How much land is needed for a utility-scale wind plant?
The Maple Ridge Wind Farm comes close: 195 turbines rated at 1.65 MW each (321.75 MW) has a project area of 21,000 acres (32.8 sq. mi.), or slightly greater than AWEA's prediction of 19,305 acres.
However, the Allegany Windpark proposed by Noble Environmental Power for Rushford and Centerville would have 67 turbines rated at 1.5 MW each (100.5 MW), with a project area of 15,360 acres (24 sq. mi.), more than double AWEA's prediction of 6,030 acres.
According to the Manhattan Institute (Energy & the Environment: Myths & Facts, pp. 28-29), "To generate the electricity that a typical 1,000-megawatt coal-fired or nuclear power plant produces would require a utility-scale wind plant using 60,000 acres of land," that is, 93.7 sq. mi. "Wind and solar energy, moreover, are not constant.
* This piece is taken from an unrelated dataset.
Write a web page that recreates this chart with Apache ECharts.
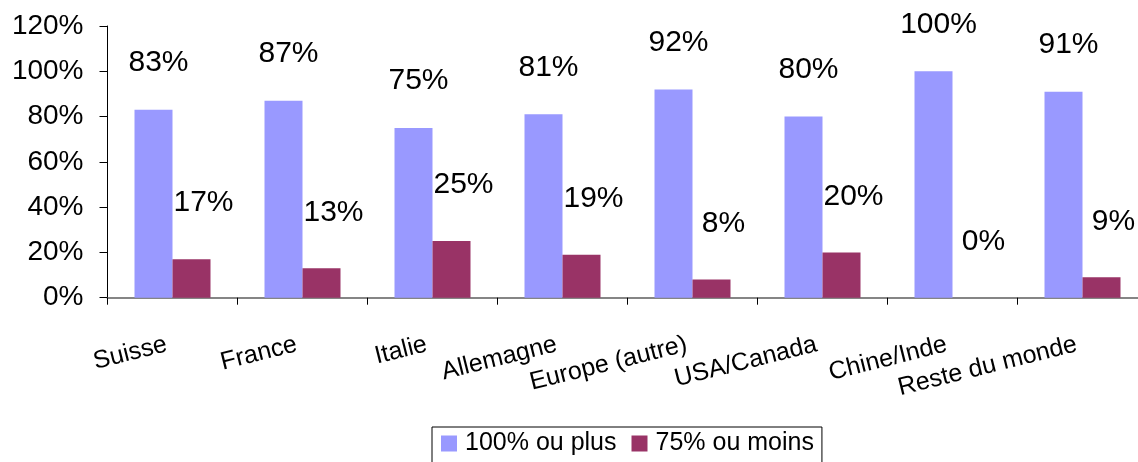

The wind does not always blow, and the sun does not always shine. Nuclear reactors, coal furnaces, and gas-fired plants, on the other hand, can produce electricity virtually around the clock, using far less space. . . . Consequently, policymakers at the federal and state levels should resist calls to implement renewable portfolio standards that would only serve to drive up prices for consumers and provide less reliable supplies of energy." (p. 35)
From the National Grid White Paper (2006):
"In the current interconnection process, the generator developer applies to the transmission provider for an interconnection after identifying a proposed site. The transmission provider must then perform a system impact study to determine what interconnection facilities and system upgrades would be necessary to connect that generator to the electric system. To manage requests for interconnection, a transmission provider has an intake process referred to as a queue. The interconnection queue provides for orderly management of requests under a first-come first-served approach, and serves as the basis for assigning cost responsibility to generation developers for transmission upgrades.
"Ideally, all generator applications would be processed in a timely manner. However, the queue process can become burdensome particularly if significant transmission upgrades are required for a project. Queue position can have real commercial significance; a long wait in the interconnection queue can have serious consequences for the financial viability of projects, particularly renewable projects if they are dependent on the recently extended federal PTC.